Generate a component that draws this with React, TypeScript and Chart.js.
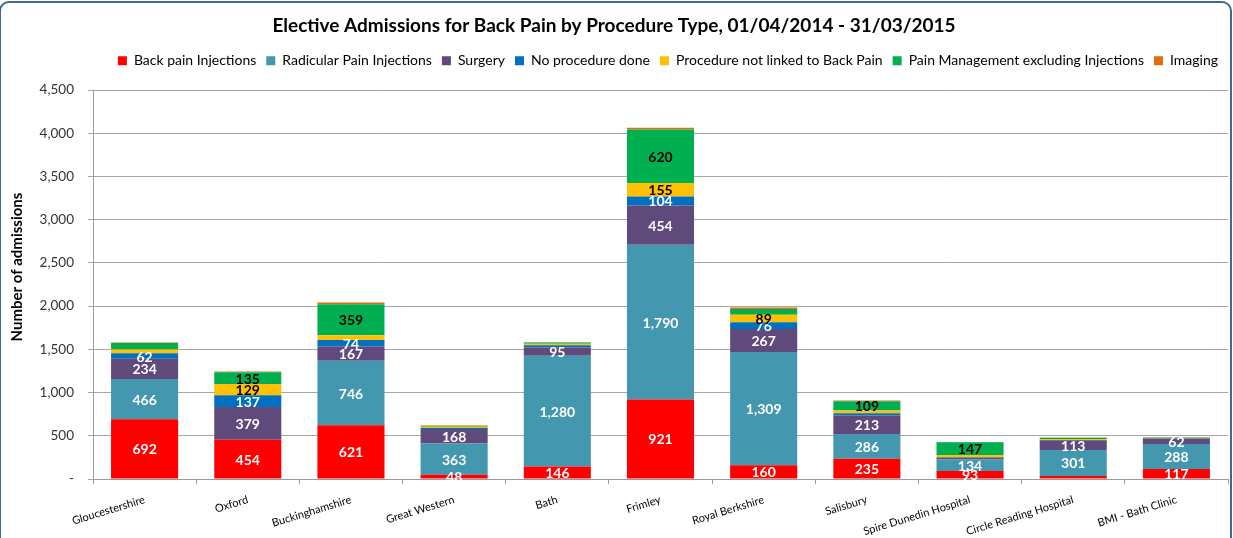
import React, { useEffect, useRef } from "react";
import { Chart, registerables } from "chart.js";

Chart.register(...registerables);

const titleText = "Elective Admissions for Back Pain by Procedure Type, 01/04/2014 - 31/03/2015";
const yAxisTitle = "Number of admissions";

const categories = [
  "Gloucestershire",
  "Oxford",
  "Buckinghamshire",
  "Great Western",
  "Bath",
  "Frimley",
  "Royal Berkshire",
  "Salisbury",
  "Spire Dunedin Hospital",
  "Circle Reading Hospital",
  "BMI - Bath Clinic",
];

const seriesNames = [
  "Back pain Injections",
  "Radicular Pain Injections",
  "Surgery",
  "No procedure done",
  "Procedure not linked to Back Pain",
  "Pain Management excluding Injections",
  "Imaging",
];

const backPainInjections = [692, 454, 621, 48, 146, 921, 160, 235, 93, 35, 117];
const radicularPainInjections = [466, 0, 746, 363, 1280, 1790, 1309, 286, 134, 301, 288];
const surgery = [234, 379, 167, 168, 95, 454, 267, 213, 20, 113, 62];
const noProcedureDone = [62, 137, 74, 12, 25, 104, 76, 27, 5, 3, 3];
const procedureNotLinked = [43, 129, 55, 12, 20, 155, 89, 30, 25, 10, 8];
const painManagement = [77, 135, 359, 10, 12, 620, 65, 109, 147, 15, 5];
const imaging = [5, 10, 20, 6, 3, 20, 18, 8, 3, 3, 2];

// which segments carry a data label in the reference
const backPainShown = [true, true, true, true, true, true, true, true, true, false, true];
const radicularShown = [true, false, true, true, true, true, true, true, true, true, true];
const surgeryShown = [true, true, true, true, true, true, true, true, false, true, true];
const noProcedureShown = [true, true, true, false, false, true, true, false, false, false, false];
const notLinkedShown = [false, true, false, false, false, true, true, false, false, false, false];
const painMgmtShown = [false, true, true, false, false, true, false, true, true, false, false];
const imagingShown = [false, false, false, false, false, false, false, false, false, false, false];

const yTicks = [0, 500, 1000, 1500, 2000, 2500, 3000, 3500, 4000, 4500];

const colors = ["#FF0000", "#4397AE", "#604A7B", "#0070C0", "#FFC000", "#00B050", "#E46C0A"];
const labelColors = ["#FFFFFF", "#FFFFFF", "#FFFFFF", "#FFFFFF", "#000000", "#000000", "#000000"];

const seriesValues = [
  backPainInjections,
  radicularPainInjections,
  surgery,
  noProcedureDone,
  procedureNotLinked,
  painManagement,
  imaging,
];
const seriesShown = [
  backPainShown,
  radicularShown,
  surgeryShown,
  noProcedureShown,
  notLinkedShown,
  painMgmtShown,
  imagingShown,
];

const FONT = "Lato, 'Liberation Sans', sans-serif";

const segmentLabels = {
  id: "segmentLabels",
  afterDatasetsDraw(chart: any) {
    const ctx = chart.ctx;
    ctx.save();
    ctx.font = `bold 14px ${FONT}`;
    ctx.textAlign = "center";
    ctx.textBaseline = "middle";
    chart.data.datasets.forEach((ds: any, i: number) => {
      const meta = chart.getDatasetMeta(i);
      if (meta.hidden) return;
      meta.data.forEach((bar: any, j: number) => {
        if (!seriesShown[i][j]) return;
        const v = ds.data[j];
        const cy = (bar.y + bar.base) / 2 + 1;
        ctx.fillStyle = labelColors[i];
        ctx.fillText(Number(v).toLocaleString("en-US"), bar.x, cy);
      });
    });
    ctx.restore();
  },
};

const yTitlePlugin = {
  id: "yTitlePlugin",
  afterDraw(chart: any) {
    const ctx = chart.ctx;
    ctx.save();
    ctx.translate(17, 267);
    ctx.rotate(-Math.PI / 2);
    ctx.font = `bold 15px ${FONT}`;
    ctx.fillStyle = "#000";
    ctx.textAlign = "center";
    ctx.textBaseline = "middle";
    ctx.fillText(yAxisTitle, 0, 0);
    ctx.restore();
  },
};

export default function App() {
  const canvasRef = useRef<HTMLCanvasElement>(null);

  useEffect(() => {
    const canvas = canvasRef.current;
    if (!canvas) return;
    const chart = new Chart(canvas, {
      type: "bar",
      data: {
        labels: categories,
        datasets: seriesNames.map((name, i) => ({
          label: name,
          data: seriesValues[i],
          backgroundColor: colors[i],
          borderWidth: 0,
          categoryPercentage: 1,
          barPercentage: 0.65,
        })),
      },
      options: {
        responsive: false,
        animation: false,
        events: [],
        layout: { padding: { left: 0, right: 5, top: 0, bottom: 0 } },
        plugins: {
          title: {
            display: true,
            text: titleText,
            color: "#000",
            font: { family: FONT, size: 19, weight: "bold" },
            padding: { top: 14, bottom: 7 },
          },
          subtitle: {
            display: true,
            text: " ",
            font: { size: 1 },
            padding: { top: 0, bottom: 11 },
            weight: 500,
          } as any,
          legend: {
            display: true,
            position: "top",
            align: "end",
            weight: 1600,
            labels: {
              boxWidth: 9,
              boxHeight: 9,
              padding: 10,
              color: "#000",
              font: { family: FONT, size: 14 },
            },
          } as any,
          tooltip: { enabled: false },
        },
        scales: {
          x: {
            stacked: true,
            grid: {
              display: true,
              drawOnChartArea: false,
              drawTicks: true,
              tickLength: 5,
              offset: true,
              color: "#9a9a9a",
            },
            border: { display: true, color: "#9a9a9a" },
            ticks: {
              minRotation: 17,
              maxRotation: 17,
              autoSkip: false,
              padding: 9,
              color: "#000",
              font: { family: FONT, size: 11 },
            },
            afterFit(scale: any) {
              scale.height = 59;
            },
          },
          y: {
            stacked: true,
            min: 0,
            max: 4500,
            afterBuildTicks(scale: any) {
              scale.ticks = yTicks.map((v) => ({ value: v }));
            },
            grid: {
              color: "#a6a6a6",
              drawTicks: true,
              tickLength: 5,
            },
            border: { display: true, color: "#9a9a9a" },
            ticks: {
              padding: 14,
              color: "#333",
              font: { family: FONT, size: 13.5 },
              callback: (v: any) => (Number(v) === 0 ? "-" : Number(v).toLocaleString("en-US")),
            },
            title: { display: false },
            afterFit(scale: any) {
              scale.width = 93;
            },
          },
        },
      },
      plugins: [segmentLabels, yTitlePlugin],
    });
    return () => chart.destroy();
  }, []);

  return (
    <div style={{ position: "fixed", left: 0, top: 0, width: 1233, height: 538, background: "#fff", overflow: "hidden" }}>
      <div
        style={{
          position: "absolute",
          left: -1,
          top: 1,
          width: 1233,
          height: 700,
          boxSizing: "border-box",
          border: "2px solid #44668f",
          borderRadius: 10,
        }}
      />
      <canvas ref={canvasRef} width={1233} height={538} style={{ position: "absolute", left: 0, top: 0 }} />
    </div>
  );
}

◇ ◇ ◇

Exclude the pictures. Write out the remaining data exactly.

Generate a component that draws this with React, TypeScript and Chart.js.
import React, { useEffect, useRef } from "react";
import { Chart, registerables } from "chart.js";

Chart.register(...registerables);

const titleText = "Elective Admissions for Back Pain by Procedure Type, 01/04/2014 - 31/03/2015";
const yAxisTitle = "Number of admissions";

const categories = [
  "Gloucestershire",
  "Oxford",
  "Buckinghamshire",
  "Great Western",
  "Bath",
  "Frimley",
  "Royal Berkshire",
  "Salisbury",
  "Spire Dunedin Hospital",
  "Circle Reading Hospital",
  "BMI - Bath Clinic",
];

const seriesNames = [
  "Back pain Injections",
  "Radicular Pain Injections",
  "Surgery",
  "No procedure done",
  "Procedure not linked to Back Pain",
  "Pain Management excluding Injections",
  "Imaging",
];

const backPainInjections = [692, 454, 621, 48, 146, 921, 160, 235, 93, 35, 117];
const radicularPainInjections = [466, 0, 746, 363, 1280, 1790, 1309, 286, 134, 301, 288];
const surgery = [234, 379, 167, 168, 95, 454, 267, 213, 20, 113, 62];
const noProcedureDone = [62, 137, 74, 12, 25, 104, 76, 27, 5, 3, 3];
const procedureNotLinked = [43, 129, 55, 12, 20, 155, 89, 30, 25, 10, 8];
const painManagement = [77, 135, 359, 10, 12, 620, 65, 109, 147, 15, 5];
const imaging = [5, 10, 20, 6, 3, 20, 18, 8, 3, 3, 2];

// which segments carry a data label in the reference
const backPainShown = [true, true, true, true, true, true, true, true, true, false, true];
const radicularShown = [true, false, true, true, true, true, true, true, true, true, true];
const surgeryShown = [true, true, true, true, true, true, true, true, false, true, true];
const noProcedureShown = [true, true, true, false, false, true, true, false, false, false, false];
const notLinkedShown = [false, true, false, false, false, true, true, false, false, false, false];
const painMgmtShown = [false, true, true, false, false, true, false, true, true, false, false];
const imagingShown = [false, false, false, false, false, false, false, false, false, false, false];

const yTicks = [0, 500, 1000, 1500, 2000, 2500, 3000, 3500, 4000, 4500];

const colors = ["#FF0000", "#4397AE", "#604A7B", "#0070C0", "#FFC000", "#00B050", "#E46C0A"];
const labelColors = ["#FFFFFF", "#FFFFFF", "#FFFFFF", "#FFFFFF", "#000000", "#000000", "#000000"];

const seriesValues = [
  backPainInjections,
  radicularPainInjections,
  surgery,
  noProcedureDone,
  procedureNotLinked,
  painManagement,
  imaging,
];
const seriesShown = [
  backPainShown,
  radicularShown,
  surgeryShown,
  noProcedureShown,
  notLinkedShown,
  painMgmtShown,
  imagingShown,
];

const FONT = "Lato, 'Liberation Sans', sans-serif";

const segmentLabels = {
  id: "segmentLabels",
  afterDatasetsDraw(chart: any) {
    const ctx = chart.ctx;
    ctx.save();
    ctx.font = `bold 14px ${FONT}`;
    ctx.textAlign = "center";
    ctx.textBaseline = "middle";
    chart.data.datasets.forEach((ds: any, i: number) => {
      const meta = chart.getDatasetMeta(i);
      if (meta.hidden) return;
      meta.data.forEach((bar: any, j: number) => {
        if (!seriesShown[i][j]) return;
        const v = ds.data[j];
        const cy = (bar.y + bar.base) / 2 + 1;
        ctx.fillStyle = labelColors[i];
        ctx.fillText(Number(v).toLocaleString("en-US"), bar.x, cy);
      });
    });
    ctx.restore();
  },
};

const yTitlePlugin = {
  id: "yTitlePlugin",
  afterDraw(chart: any) {
    const ctx = chart.ctx;
    ctx.save();
    ctx.translate(17, 267);
    ctx.rotate(-Math.PI / 2);
    ctx.font = `bold 15px ${FONT}`;
    ctx.fillStyle = "#000";
    ctx.textAlign = "center";
    ctx.textBaseline = "middle";
    ctx.fillText(yAxisTitle, 0, 0);
    ctx.restore();
  },
};

export default function App() {
  const canvasRef = useRef<HTMLCanvasElement>(null);

  useEffect(() => {
    const canvas = canvasRef.current;
    if (!canvas) return;
    const chart = new Chart(canvas, {
      type: "bar",
      data: {
        labels: categories,
        datasets: seriesNames.map((name, i) => ({
          label: name,
          data: seriesValues[i],
          backgroundColor: colors[i],
          borderWidth: 0,
          categoryPercentage: 1,
          barPercentage: 0.65,
        })),
      },
      options: {
        responsive: false,
        animation: false,
        events: [],
        layout: { padding: { left: 0, right: 5, top: 0, bottom: 0 } },
        plugins: {
          title: {
            display: true,
            text: titleText,
            color: "#000",
            font: { family: FONT, size: 19, weight: "bold" },
            padding: { top: 14, bottom: 7 },
          },
          subtitle: {
            display: true,
            text: " ",
            font: { size: 1 },
            padding: { top: 0, bottom: 11 },
            weight: 500,
          } as any,
          legend: {
            display: true,
            position: "top",
            align: "end",
            weight: 1600,
            labels: {
              boxWidth: 9,
              boxHeight: 9,
              padding: 10,
              color: "#000",
              font: { family: FONT, size: 14 },
            },
          } as any,
          tooltip: { enabled: false },
        },
        scales: {
          x: {
            stacked: true,
            grid: {
              display: true,
              drawOnChartArea: false,
              drawTicks: true,
              tickLength: 5,
              offset: true,
              color: "#9a9a9a",
            },
            border: { display: true, color: "#9a9a9a" },
            ticks: {
              minRotation: 17,
              maxRotation: 17,
              autoSkip: false,
              padding: 9,
              color: "#000",
              font: { family: FONT, size: 11 },
            },
            afterFit(scale: any) {
              scale.height = 59;
            },
          },
          y: {
            stacked: true,
            min: 0,
            max: 4500,
            afterBuildTicks(scale: any) {
              scale.ticks = yTicks.map((v) => ({ value: v }));
            },
            grid: {
              color: "#a6a6a6",
              drawTicks: true,
              tickLength: 5,
            },
            border: { display: true, color: "#9a9a9a" },
            ticks: {
              padding: 14,
              color: "#333",
              font: { family: FONT, size: 13.5 },
              callback: (v: any) => (Number(v) === 0 ? "-" : Number(v).toLocaleString("en-US")),
            },
            title: { display: false },
            afterFit(scale: any) {
              scale.width = 93;
            },
          },
        },
      },
      plugins: [segmentLabels, yTitlePlugin],
    });
    return () => chart.destroy();
  }, []);

  return (
    <div style={{ position: "fixed", left: 0, top: 0, width: 1233, height: 538, background: "#fff", overflow: "hidden" }}>
      <div
        style={{
          position: "absolute",
          left: -1,
          top: 1,
          width: 1233,
          height: 700,
          boxSizing: "border-box",
          border: "2px solid #44668f",
          borderRadius: 10,
        }}
      />
      <canvas ref={canvasRef} width={1233} height={538} style={{ position: "absolute", left: 0, top: 0 }} />
    </div>
  );
}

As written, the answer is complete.